Finland set to scrap tax on sweets and ice cream

The Finnish government has said a tax on sweets and ice cream in the country will be scrapped at the start of 2017 after the European Commission said the tax unfairly advantaged producers within the country.

Finland imposed the tax of 95 cents per kilo in 2011 in an effort to curb sugar consumption.

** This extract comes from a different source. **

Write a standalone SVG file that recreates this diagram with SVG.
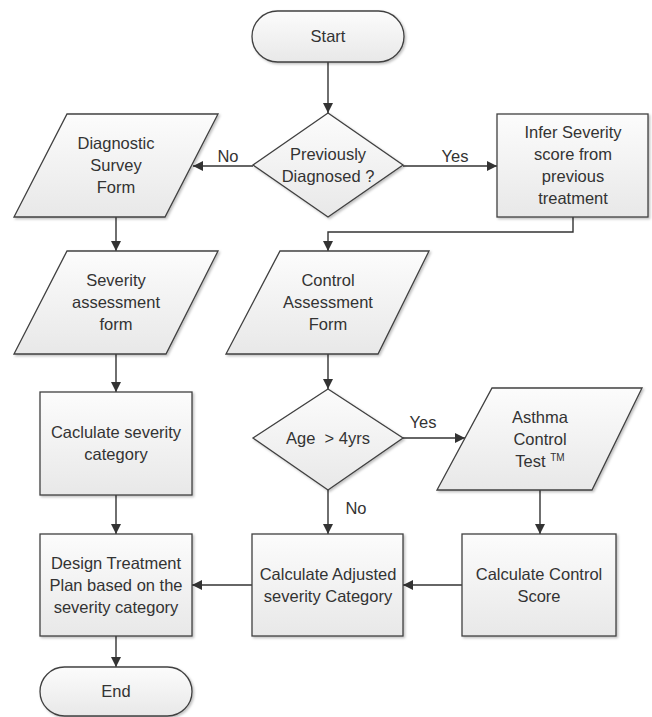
<svg xmlns="http://www.w3.org/2000/svg" width="652" height="717" viewBox="0 0 652 717">
<defs>
<linearGradient id="g" x1="0" y1="0" x2="0" y2="1">
<stop offset="0" stop-color="#fcfcfc"/>
<stop offset="1" stop-color="#e8e8e8"/>
</linearGradient>
<filter id="sh" x="-10%" y="-10%" width="125%" height="125%">
<feDropShadow dx="1.5" dy="1.5" stdDeviation="1.2" flood-color="#000" flood-opacity="0.25"/>
</filter>
<marker id="ah" viewBox="0 0 10 10" refX="10" refY="5" markerWidth="10" markerHeight="10" markerUnits="userSpaceOnUse" orient="auto">
<path d="M0,0 L10,5 L0,10 z" fill="#333"/>
</marker>
</defs>
<style>
.s{fill:url(#g);stroke:#404040;stroke-width:1.3;filter:url(#sh)}
.t{font-family:"Liberation Sans",Arial,sans-serif;font-size:16.5px;fill:#333;text-anchor:middle;white-space:pre}
.c{fill:none;stroke:#333;stroke-width:1.4;marker-end:url(#ah)}
</style>
<rect width="652" height="717" fill="#fff"/>
<g id="connectors">
<path class="c" d="M328,62 V113"/>
<path class="c" d="M253,166 H193"/>
<path class="c" d="M403,166 H497"/>
<path class="c" d="M573,217 V232 H328 V251"/>
<path class="c" d="M116,217 V251"/>
<path class="c" d="M116,354 V392"/>
<path class="c" d="M116,495 V534"/>
<path class="c" d="M116,636 V667"/>
<path class="c" d="M328,354 V389"/>
<path class="c" d="M403,438 H465"/>
<path class="c" d="M328,490 V534"/>
<path class="c" d="M540,490 V534"/>
<path class="c" d="M462,585 H403"/>
<path class="c" d="M252,585 H192"/>
<text class="t" x="228" y="162">No</text>
<text class="t" x="455" y="162">Yes</text>
<text class="t" x="423" y="428">Yes</text>
<text class="t" x="356" y="514">No</text>
</g>
<g id="start">
<rect class="s" x="252" y="11" width="152" height="51" rx="25.5"/>
<text class="t" x="328" y="42">Start</text>
</g>
<g id="previously-diagnosed">
<polygon class="s" points="328,113 403,165 328,217 253,165"/>
<text class="t" x="328" y="160">Previously</text>
<text class="t" x="328" y="182">Diagnosed ?</text>
</g>
<g id="diagnostic-survey">
<polygon class="s" points="67,114 218,114 165,217 14,217"/>
<text class="t" x="116" y="149">Diagnostic</text>
<text class="t" x="116" y="171">Survey</text>
<text class="t" x="116" y="193">Form</text>
</g>
<g id="infer-severity">
<rect class="s" x="497" y="114" width="151" height="103"/>
<text class="t" x="573" y="138">Infer Severity</text>
<text class="t" x="573" y="160">score from</text>
<text class="t" x="573" y="182">previous</text>
<text class="t" x="573" y="204">treatment</text>
</g>
<g id="severity-assessment">
<polygon class="s" points="67,251 218,251 166,354 14,354"/>
<text class="t" x="116" y="286">Severity</text>
<text class="t" x="116" y="308">assessment</text>
<text class="t" x="116" y="330">form</text>
</g>
<g id="control-assessment">
<polygon class="s" points="280,251 429,251 378,354 226,354"/>
<text class="t" x="328" y="286">Control</text>
<text class="t" x="328" y="308">Assessment</text>
<text class="t" x="328" y="330">Form</text>
</g>
<g id="caclulate-severity">
<rect class="s" x="40" y="392" width="152" height="103"/>
<text class="t" x="116" y="438">Caclulate severity</text>
<text class="t" x="116" y="460">category</text>
</g>
<g id="age">
<polygon class="s" points="328,389 403,438 328,490 253,438"/>
<text class="t" x="328" y="444">Age  &gt; 4yrs</text>
</g>
<g id="asthma-control-test">
<polygon class="s" points="492,388 642,388 592,490 437,490"/>
<text class="t" x="540" y="423">Asthma</text>
<text class="t" x="540" y="445">Control</text>
<text class="t" x="540" y="467">Test <tspan font-size="10" dy="-6">TM</tspan></text>
</g>
<g id="design-treatment">
<rect class="s" x="40" y="534" width="152" height="102"/>
<text class="t" x="116" y="569">Design Treatment</text>
<text class="t" x="116" y="591">Plan based on the</text>
<text class="t" x="116" y="613">severity category</text>
</g>
<g id="calculate-adjusted">
<rect class="s" x="252" y="534" width="151" height="102"/>
<text class="t" x="328" y="580">Calculate Adjusted</text>
<text class="t" x="328" y="602">severity Category</text>
</g>
<g id="calculate-control">
<rect class="s" x="462" y="534" width="154" height="102"/>
<text class="t" x="539" y="580">Calculate Control</text>
<text class="t" x="539" y="602">Score</text>
</g>
<g id="end">
<rect class="s" x="40" y="667" width="152" height="49" rx="24.5"/>
<text class="t" x="116" y="697">End</text>
</g>
</svg>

The Finnish government said the tax is expected to bring in around €109 million this year .

But now the European Commission (EC) has told ministers that the tax system unfairly favours Finnish producers, because imported sweets have to pay it on top of import duties.

In informal proceedings, the Commission indicated that the current form of a tax incompatible with state aid rules – after two complaints were made over the tax.

As a result, the Finnish Cabinet Committee on Economic Policy decided that the tax should be removed at beginning in 2017.

The Taxpayers Association of Finland has worked out  that the changes will knock about 50 cents off a litre tub of ice cream, but it's not yet clear whether the savings will be passed on to customers.

"Any possible drop in price will depend from the industry and shops' pricing decisions," said Merja Sandell, a finance ministry official.

Finland taxes

Soft drinks have been taxed since 1940, while the tax on the production of candy was introduced in 2011 and extended to include ice cream.

Soft drinks technically include non-alcoholic drinks such as lemonades, energy drinks, flavoured water, various juices and fruit or vegetable beverages, but not milk.

According to the Finnish government, a tax on soft drinks will remain, however the scope of drinks categories that are subject to the soft drink tax is also set to be reviewed, while other products that may potentially be taxed are also being considered.

In addition to the €109 m received from the candy and ice cream tax this year, the older tax on soft drinks brought in €147 m.